Dino Argentini, 3rd Bn HQ-289, recalls that the enemy tank column was actually in the process of making its way through a marching column of the 3rd Bn also moving along the road (in the opposite direction), when their "cover" was blown by a German tanker yelling something in German. Dino relates that once recognized as the enemy, the tanks became targets for "many, many" bazooka rockets aimed at them by the men of the 3rd Bn. But none exploded, because in their haste and inexperience, they had neglected to arm their rockets by pulling the safety pins. However, one soldier from K Company, Richard F. Wiegand, remembered to arm his. Dino remembers that the brave corporal "got behind the lead Panther tank and put a rocket right into one of the two tool boxes hanging on the stern of the tank. The rocket went right into the engine disabling it." Dave Fennessey, K-289, recalls that in the next instant, Wiegand was "blown away" by a German shell.

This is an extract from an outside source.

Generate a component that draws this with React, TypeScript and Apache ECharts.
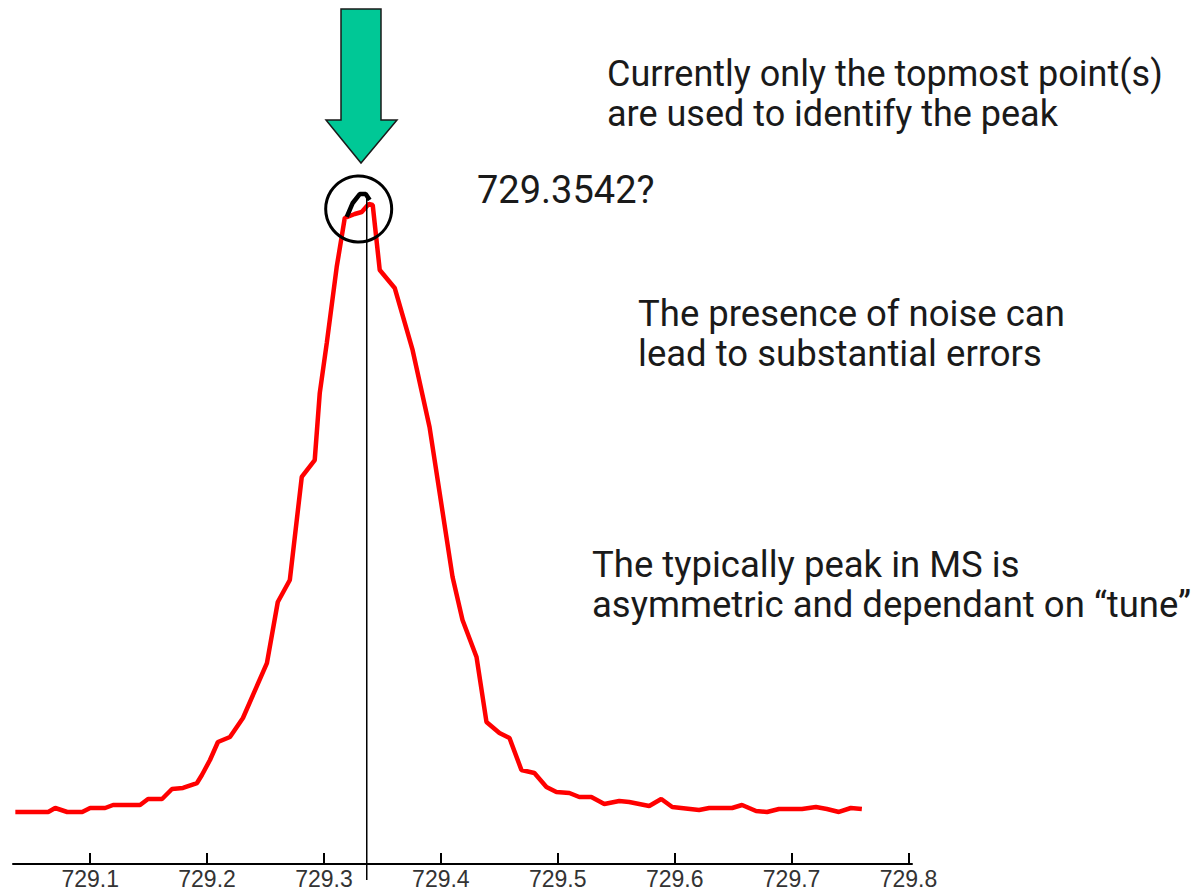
import React, { useEffect, useRef } from "react";
import * as echarts from "echarts";

// m/z values of the profile points
const mzValues: number[] = [
  729.036, 729.0641, 729.0701, 729.0804, 729.0932, 729.1, 729.1128, 729.1196, 729.1427, 729.1495,
  729.1615, 729.17, 729.1794, 729.1914, 729.1956, 729.2025, 729.2093, 729.2196, 729.2307, 729.2512,
  729.2605, 729.2708, 729.281, 729.2921, 729.2964, 729.3024, 729.3109, 729.3178, 729.3263, 729.3323,
  729.3383, 729.3417, 729.3477, 729.3605, 729.3758, 729.3903, 729.41, 729.4185, 729.4305, 729.439,
  729.4501, 729.4587, 729.4689, 729.48, 729.4903, 729.4988, 729.5099, 729.5184, 729.5287, 729.5398,
  729.5526, 729.5611, 729.5782, 729.5885, 729.5979, 729.6209, 729.6295, 729.6491, 729.6576, 729.6696,
  729.679, 729.6892, 729.7089, 729.7208, 729.7302, 729.7405, 729.7507, 729.7601,
];
// relative intensity of the profile points
const intensities: number[] = [
  7.43, 7.43, 8.0, 7.43, 7.43, 8.0, 8.0, 8.43, 8.43, 9.29,
  9.29, 10.71, 10.86, 11.57, 12.71, 14.86, 17.43, 18.14, 20.86, 28.71,
  37.43, 40.57, 55.29, 57.71, 67.29, 74.43, 85.29, 92.29, 92.86, 93.14,
  94.29, 94.14, 84.86, 82.29, 73.43, 62.43, 41.0, 34.86, 29.57, 20.29,
  18.71, 18.0, 13.43, 13.0, 11.0, 10.29, 10.14, 9.57, 9.57, 8.57,
  9.0, 8.86, 8.29, 9.29, 8.14, 7.71, 8.0, 8.0, 8.43, 7.57,
  7.43, 7.86, 7.86, 8.14, 7.86, 7.43, 8.0, 7.86,
];
// topmost points used to identify the peak
const topMz: number[] = [729.3195, 729.3246, 729.3306, 729.3357, 729.3391];
const topIntensity: number[] = [92.43, 94.43, 95.71, 95.71, 94.86];

const tickValues: number[] = [729.1, 729.2, 729.3, 729.4, 729.5, 729.6, 729.7, 729.8];
const peakMz = 729.3366;
const circleCenter: [number, number] = [729.3297, 93.57];

const annotations: string[] = [
  "Currently only the topmost point(s)",
  "are used to identify the peak",
  "729.3542?",
  "The presence of noise can",
  "lead to substantial errors",
  "The typically peak in MS is",
  "asymmetric and dependant on \u201Ctune\u201D",
];

export default function App() {
  const ref = useRef<HTMLDivElement>(null);
  useEffect(() => {
    if (!ref.current) return;
    const chart = echarts.init(ref.current, undefined, { renderer: "svg" });
    const profile = mzValues.map((m, i) => [m, intensities[i]]);
    const top = topMz.map((m, i) => [m, topIntensity[i]]);
    chart.setOption({
      animation: false,
      backgroundColor: "#ffffff",
      grid: { left: 13, right: 289, top: 164, bottom: 27, containLabel: false },
      xAxis: {
        type: "value",
        min: 729.034,
        max: 729.803,
        axisLine: { show: true, lineStyle: { color: "#000", width: 2 } },
        axisTick: {
          show: true,
          inside: true,
          length: 11,
          lineStyle: { color: "#000", width: 2 },
          customValues: tickValues,
        },
        axisLabel: {
          customValues: tickValues,
          formatter: (v: number) => v.toFixed(1),
          color: "#333333",
          fontSize: 23,
          fontFamily: "'Liberation Sans Narrow', 'Liberation Sans', Arial, sans-serif",
          margin: 3,
        },
        splitLine: { show: false },
      },
      yAxis: { type: "value", min: 0, max: 100, show: false, splitLine: { show: false } },
      series: [
        {
          type: "line",
          data: profile,
          showSymbol: false,
          symbol: "none",
          lineStyle: { color: "#ff0000", width: 4.5 },
          z: 2,
        },
        {
          type: "line",
          data: top,
          showSymbol: false,
          symbol: "none",
          lineStyle: { color: "#000000", width: 4.5 },
          z: 3,
        },
      ],
    });

    const lineTop = chart.convertToPixel({ gridIndex: 0 }, [peakMz, 95.71]) as number[];
    const cc = chart.convertToPixel({ gridIndex: 0 }, circleCenter) as number[];
    const textFont = (size: number) => `${size}px Roboto, 'Noto Sans', sans-serif`;
    const txt = (text: string, x: number, y: number, size: number) => ({
      type: "text",
      x,
      y,
      z: 10,
      style: { text, fill: "#1a1a1a", font: textFont(size), textVerticalAlign: "middle" },
    });
    chart.setOption({
      graphic: [
        {
          type: "line",
          z: 5,
          shape: { x1: lineTop[0], y1: lineTop[1] + 2, x2: lineTop[0], y2: 880 },
          style: { stroke: "#000", lineWidth: 1.5 },
        },
        {
          type: "circle",
          z: 5,
          shape: { cx: cc[0], cy: cc[1], r: 33 },
          style: { fill: "none", stroke: "#000", lineWidth: 3 },
        },
        {
          type: "polygon",
          z: 6,
          shape: {
            points: [
              [341, 9], [381, 9], [381, 120], [397, 120], [361, 163], [326, 120], [341, 120],
            ],
          },
          style: { fill: "#00c896", stroke: "#1a1a1a", lineWidth: 1.5 },
        },
        txt(annotations[0], 607, 74, 36),
        txt(annotations[1], 607, 114, 36),
        txt(annotations[2], 477, 190, 38),
        txt(annotations[3], 638, 313, 36.5),
        txt(annotations[4], 638, 353, 36.5),
        txt(annotations[5], 592, 564, 36.5),
        txt(annotations[6], 592, 604, 36.5),
      ],
    });
    return () => chart.dispose();
  }, []);
  return (
    <div
      ref={ref}
      style={{ position: "fixed", left: 0, top: 0, width: 1201, height: 891, background: "#fff" }}
    />
  );
}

Despite efforts of the next tank in line to clear the way by pushing the disabled machine aside and down the embankment, it was unable to do so and the road remained blocked. The German tanks had no choice but to spin in their tracks and head back to Grandmenil, flattening jeeps and trailers as they went. Had they been able to get past, they would have faced little or no opposition and almost certainly would have led the rest of the 2nd SS Panzer Division across the Ourthe, thus substantially increasing the likelihood of achieving at least the "Small Solution" (von Rundstedt's "Small Slam"): the capture of Liége and encirclement of a million Allied troops.

 

"Trou du Loup" (Wolf Gap) located 1.7 miles west of Grandmenil, Belgium.

 

The Panther Tank destroyed by Richard Wiegand's Heroic Action.